An old man, thick-set and of medium height, with white beard and clean-shaven upper lip; an old man in a suit of dark grey homespun, with peaked cap to match; an old man standing by himself, thinking, in the lee of a wooden shed—that was the multi-millionaire as I happened to find him. It is not many persons who have found him thus.

A while ago Sir Robert Perks dropped in from the Old Country to discuss high finance with the Lumber King of Canada. Sir Robert was shown into an office, where he presently was much astonished by the entrance of an elderly individual in overalls, sprinkled with red dust and mortar. The old man on that occasion had been laying bricks. Visitors sometimes find him at the bottom of an excavation showing his men how to lay concrete.

There was someone with me who, when we saw him standing beside the wooden building, said that was J. R. Booth. I should not have known. At a casual glance he might, even in Canada, have been anybody; in England he could easily have been mistaken for nobody. But when I stepped forward and spoke to that upright, impassive old man, when I confronted his calm, strong countenance, with its wise, blue, penetrating eyes, I realised the presence of J. R. Booth. I cannot find the right word to reflect the impression he produces. The strength of simplicity; the oak pillar or marble column unadorned; a man content to lean on mind instead of manner—those are but imperfect suggestions.

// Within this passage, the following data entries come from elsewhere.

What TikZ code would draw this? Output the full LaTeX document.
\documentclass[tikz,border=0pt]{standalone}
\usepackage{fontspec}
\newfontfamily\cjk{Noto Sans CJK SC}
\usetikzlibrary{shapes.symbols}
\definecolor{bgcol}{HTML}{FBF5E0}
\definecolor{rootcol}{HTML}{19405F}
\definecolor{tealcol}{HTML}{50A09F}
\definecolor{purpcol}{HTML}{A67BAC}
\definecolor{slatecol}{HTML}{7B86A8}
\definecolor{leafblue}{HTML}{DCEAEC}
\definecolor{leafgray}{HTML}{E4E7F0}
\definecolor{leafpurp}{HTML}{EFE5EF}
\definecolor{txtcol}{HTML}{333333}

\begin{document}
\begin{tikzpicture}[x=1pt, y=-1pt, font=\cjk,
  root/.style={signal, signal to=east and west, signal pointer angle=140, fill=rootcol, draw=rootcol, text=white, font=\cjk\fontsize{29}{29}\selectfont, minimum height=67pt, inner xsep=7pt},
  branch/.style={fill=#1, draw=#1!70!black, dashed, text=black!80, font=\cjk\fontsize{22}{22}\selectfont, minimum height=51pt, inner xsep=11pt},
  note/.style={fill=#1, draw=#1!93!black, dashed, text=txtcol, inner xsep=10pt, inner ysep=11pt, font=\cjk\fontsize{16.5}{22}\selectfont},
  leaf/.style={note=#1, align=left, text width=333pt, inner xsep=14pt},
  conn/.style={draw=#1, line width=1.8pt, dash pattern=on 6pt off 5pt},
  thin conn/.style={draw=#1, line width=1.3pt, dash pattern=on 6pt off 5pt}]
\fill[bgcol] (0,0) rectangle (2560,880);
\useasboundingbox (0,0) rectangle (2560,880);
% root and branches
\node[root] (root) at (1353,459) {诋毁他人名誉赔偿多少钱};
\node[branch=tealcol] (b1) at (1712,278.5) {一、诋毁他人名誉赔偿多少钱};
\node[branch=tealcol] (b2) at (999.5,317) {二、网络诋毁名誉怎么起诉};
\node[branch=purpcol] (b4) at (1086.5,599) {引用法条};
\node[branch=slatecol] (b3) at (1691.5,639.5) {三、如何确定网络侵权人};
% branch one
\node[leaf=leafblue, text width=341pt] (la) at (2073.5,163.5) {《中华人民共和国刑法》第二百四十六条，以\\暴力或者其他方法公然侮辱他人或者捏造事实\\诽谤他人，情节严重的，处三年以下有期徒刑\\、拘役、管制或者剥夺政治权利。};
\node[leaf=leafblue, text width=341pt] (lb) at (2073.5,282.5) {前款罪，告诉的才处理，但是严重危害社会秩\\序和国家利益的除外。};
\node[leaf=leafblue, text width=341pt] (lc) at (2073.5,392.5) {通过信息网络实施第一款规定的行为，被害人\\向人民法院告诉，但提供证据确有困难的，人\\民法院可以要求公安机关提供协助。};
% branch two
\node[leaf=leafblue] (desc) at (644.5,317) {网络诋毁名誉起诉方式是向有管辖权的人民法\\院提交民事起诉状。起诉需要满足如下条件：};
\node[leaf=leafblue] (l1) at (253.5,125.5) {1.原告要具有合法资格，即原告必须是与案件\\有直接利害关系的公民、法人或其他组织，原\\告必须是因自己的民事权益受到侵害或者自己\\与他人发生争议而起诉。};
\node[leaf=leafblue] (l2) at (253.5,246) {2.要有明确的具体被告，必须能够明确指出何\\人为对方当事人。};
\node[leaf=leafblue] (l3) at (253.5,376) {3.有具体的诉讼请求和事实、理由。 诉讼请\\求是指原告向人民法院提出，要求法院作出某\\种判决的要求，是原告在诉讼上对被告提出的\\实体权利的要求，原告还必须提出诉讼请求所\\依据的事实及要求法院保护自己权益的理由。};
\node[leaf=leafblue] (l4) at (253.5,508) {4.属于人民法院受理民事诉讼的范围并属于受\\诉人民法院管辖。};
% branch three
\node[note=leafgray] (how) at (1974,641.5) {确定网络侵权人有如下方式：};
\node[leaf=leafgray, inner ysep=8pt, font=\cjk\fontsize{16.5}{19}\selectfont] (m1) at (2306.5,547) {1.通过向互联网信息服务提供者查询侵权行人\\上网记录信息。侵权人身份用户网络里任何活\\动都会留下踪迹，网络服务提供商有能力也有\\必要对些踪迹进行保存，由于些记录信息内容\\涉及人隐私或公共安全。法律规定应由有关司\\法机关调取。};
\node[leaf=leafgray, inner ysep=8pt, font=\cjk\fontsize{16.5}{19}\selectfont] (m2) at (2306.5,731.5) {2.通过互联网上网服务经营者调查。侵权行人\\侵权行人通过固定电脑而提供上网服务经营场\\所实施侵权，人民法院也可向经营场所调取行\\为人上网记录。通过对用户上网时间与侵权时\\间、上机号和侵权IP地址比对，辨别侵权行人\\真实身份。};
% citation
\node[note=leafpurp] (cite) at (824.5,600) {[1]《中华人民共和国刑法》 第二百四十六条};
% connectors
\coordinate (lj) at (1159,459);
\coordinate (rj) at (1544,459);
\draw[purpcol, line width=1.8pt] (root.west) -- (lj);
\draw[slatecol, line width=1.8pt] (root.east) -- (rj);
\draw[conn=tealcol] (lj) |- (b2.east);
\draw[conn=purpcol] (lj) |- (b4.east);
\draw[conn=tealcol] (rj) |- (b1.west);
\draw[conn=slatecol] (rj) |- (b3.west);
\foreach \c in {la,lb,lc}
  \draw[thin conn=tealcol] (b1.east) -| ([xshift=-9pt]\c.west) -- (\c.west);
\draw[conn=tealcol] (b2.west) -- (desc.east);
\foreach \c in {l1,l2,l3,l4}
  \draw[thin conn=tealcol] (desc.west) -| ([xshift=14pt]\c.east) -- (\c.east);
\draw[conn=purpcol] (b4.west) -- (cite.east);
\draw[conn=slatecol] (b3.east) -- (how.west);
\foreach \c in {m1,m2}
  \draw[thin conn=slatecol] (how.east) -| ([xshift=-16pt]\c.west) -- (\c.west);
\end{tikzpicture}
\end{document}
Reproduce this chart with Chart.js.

I asked if I might go over his works, and he said “Yes.” I asked if I could have a chat with him afterwards, and again he said “Yes.” For he is a straightforward Aye-and-Nay talker—there is no polite pretending, no verbal embroidery, with J. R. Booth. He struck me as being the rare human marvel—a genius without vanity.

Genius is not an exaggerated definition. J. R. Booth gave the first clues to his future career at an early age by doing something that his relatives considered silly and something else that they considered insane. I should mention he came of a stock of seven brothers Booth who, over a century ago, emigrated from Ireland to Waterloo—a district within that vast stretch of Quebec territory known as the Eastern Townships. There they toiled, prospered, and multiplied; and it came to pass that J. R. Booth, of the rising generation, had to plough, chop wood, and tend stock. But homestead duties did not monopolise the young man’s attention. It was in his mind that the utmost power of a man’s body can accomplish but a minute fraction of the work waiting to be done in the world; and, undeterred by the titters of his intimates, he put in a lot of private time constructing amateur watermills on a rivulet that coursed through the paternal property. Those wheels were running in his mind when, at the age of twenty-one, he broke away from the traditions of his youth, and, with no more than nine dollars in his pocket, set forth to conquer the world in his own way, the good people of Waterloo shaking their heads over the departure of one whom they feared must be crazy.